Questions about the reliability of forensic evidence used to match criminals to their crimes Is the topic over at the New York University Press.
The Higgs-Boson particle was a hot topic at Harvard University Press where they are discussing the history of the particle and how it got its name.
Indiana University Press has a moving post about the survivors of the Bosnian Serb genocide against the Croat Bosniak people in the 1990s.
Oxford University Press recounts the journey of a mother and her children, third class passengers of the RMS Titanic, on Sunday April 14, 1912, the night the ship hit the fateful iceberg.
Penn Press Log has a provocative post on how the peer-review system used by scholars (and University Presses) may have led to blindness to the events leading to the Arab Spring near the end of 2010.
Olympic fever is in full swing over at Princeton University Press where the Olympic torch passed their European office this week.
Syracuse University Press features an interview with author Thomas Holliday who discusses his favorite books, favorite authors, and who he wouldn’t want to hang out with.
We join the University of Chicago to mourn the passing of Joseph Cropsey, a political philosopher and former professor at the university.
The MIT Press Log covers a possible breakthrough in the treatment of Alzheimer’s Diseases, a disease that affects 5 million Americans.

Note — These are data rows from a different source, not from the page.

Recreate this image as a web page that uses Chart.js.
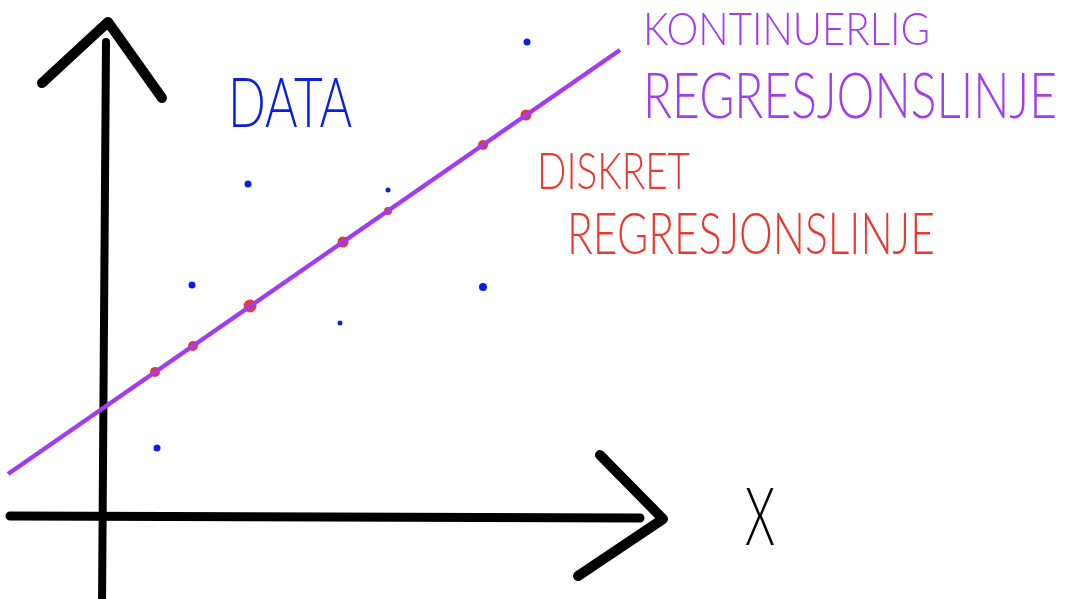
<!DOCTYPE html>
<html>
<head>
<meta charset="utf-8">
<script src="https://cdn.jsdelivr.net/npm/chart.js@4"></script>
<style>
  html, body { margin: 0; padding: 0; background: #fff; }
  #wrap { width: 1067px; height: 599px; }
</style>
</head>
<body>
<div id="wrap"><canvas id="sketch" width="1067" height="599"></canvas></div>
<script>
// values (origin = where the two axes cross, 1 unit = 10 px)
const lineX = [-9.5, 51.7];          // continuous regression line end points
const lineY = [4.1, 46.5];
const discreteX = [5.2, 9.0, 14.7, 24.0, 28.5, 38.0, 42.3];   // red points on the line
const discreteY = [14.3, 16.9, 20.9, 27.3, 30.4, 37.0, 40.0];
const dataX = [42.4, 14.5, 28.5, 8.9, 38.0, 23.7, 5.4];      // blue observations
const dataY = [47.3, 33.1, 32.5, 23.0, 22.8, 19.2, 6.7];

const axisLabel = 'X';
const dataLabel = 'DATA';
const contLabel = ['KONTINUERLIG', 'REGRESJONSLINJE'];
const discLabel = ['DISKRET', 'REGRESJONSLINJE'];

const purple = '#a23cf2';
const red = '#e63a30';
const blue = '#0a1ee0';

const toPoints = (xs, ys) => xs.map((x, i) => ({ x: x, y: ys[i] }));

// hand drawn axes with arrow heads, drawn under the data
const sketchAxes = {
    id: 'sketchAxes',
    beforeDatasetsDraw(chart) {
        const { ctx, scales: { x, y } } = chart;
        const ox = x.getPixelForValue(0);
        const oy = y.getPixelForValue(0);
        ctx.save();
        ctx.strokeStyle = '#000';
        ctx.lineCap = 'round';
        ctx.lineJoin = 'round';

        // vertical axis
        ctx.lineWidth = 8;
        ctx.beginPath();
        ctx.moveTo(ox + 3, oy - 473);
        ctx.lineTo(ox - 1, oy + 90);
        ctx.stroke();
        ctx.lineWidth = 10;
        ctx.beginPath();
        ctx.moveTo(ox - 61, oy - 432);
        ctx.lineTo(ox + 5, oy - 493);
        ctx.lineTo(ox + 59, oy - 417);
        ctx.stroke();

        // horizontal axis
        ctx.lineWidth = 9;
        ctx.beginPath();
        ctx.moveTo(ox - 93, oy + 1);
        ctx.lineTo(ox + 537, oy + 3);
        ctx.stroke();
        ctx.lineWidth = 10;
        ctx.beginPath();
        ctx.moveTo(ox + 497, oy - 60);
        ctx.lineTo(ox + 560, oy + 4);
        ctx.lineTo(ox + 475, oy + 61);
        ctx.stroke();
        ctx.restore();
    }
};

// handwritten-looking labels, squeezed to the width they take in the sketch
function sketchText(ctx, text, left, baseline, size, width, color) {
    ctx.save();
    ctx.font = '300 ' + size + 'px Lato, "Open Sans", sans-serif';
    ctx.fillStyle = color;
    ctx.textBaseline = 'alphabetic';
    const w = ctx.measureText(text).width;
    ctx.translate(left, baseline);
    ctx.scale(width / w, 1);
    ctx.fillText(text, 0, 0);
    ctx.restore();
}

const sketchLabels = {
    id: 'sketchLabels',
    afterDatasetsDraw(chart) {
        const { ctx } = chart;
        sketchText(ctx, dataLabel, 228, 127, 68, 124, blue);
        sketchText(ctx, contLabel[0], 643, 45, 46, 287, purple);
        sketchText(ctx, contLabel[1], 643, 118, 64, 414, purple);
        sketchText(ctx, discLabel[0], 537, 189, 52, 153, red);
        sketchText(ctx, discLabel[1], 567, 254, 58, 368, red);
        sketchText(ctx, axisLabel, 745, 545, 80, 30, '#000');
    }
};

new Chart(document.getElementById('sketch'), {
    type: 'scatter',
    data: {
        datasets: [
            {
                label: 'Kontinuerlig regresjonslinje',
                data: toPoints(lineX, lineY),
                showLine: true,
                borderColor: purple,
                borderWidth: 4.5,
                pointRadius: 0
            },
            {
                label: 'Diskret regresjonslinje',
                data: toPoints(discreteX, discreteY),
                backgroundColor: red,
                borderWidth: 0,
                pointRadius: [5, 5, 6.5, 5.5, 4, 5, 5.5]
            },
            {
                label: 'Data',
                data: toPoints(dataX, dataY),
                backgroundColor: blue,
                borderWidth: 0,
                pointRadius: [3.5, 3.5, 2.5, 3.5, 4, 2.5, 3.5]
            }
        ]
    },
    options: {
        responsive: false,
        animation: false,
        layout: { padding: 0, autoPadding: false },
        plugins: {
            legend: { display: false },
            tooltip: { enabled: false }
        },
        scales: {
            x: { type: 'linear', min: -10.3, max: 96.4, display: false },
            y: { type: 'linear', min: -8.4, max: 51.5, display: false }
        }
    },
    plugins: [sketchAxes, sketchLabels]
});
</script>
</body>
</html>
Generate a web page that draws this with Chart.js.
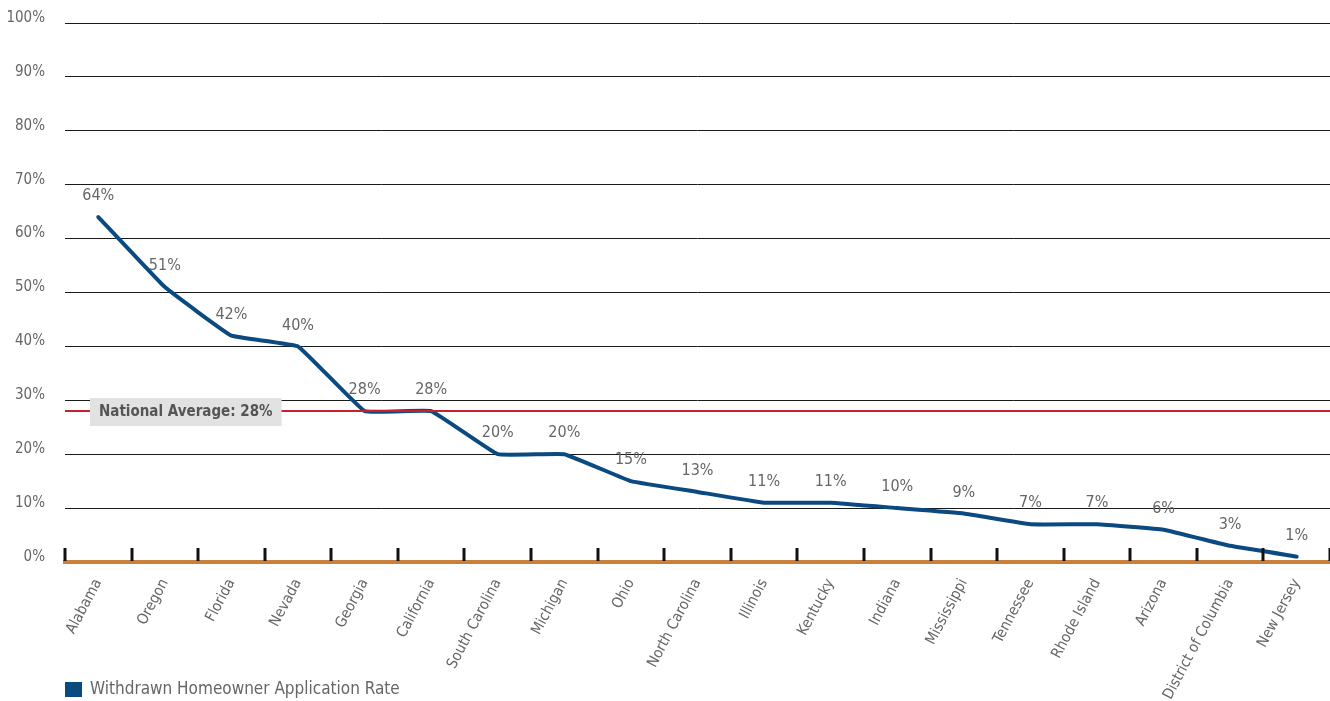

The University of Georgia Press features a list of its upcoming author visits for those who may be in the area.
University of North Carolina Press features an excerpt of Creating Consumers the journey of women from the turn of the century to the 1970s.
National healthcare is a topic of discussion at the University of California Press where they look at what went into passing the Affordable Healthcare Act.
The University of Nebraska Press features a guest post by Katya Cengel about baseball and the minor leagues.
The experience of Jewish and Arab immigrants is the topic at the University of Kentucky Press . The journeys of these seemingly separate groups may be more alike than you would think.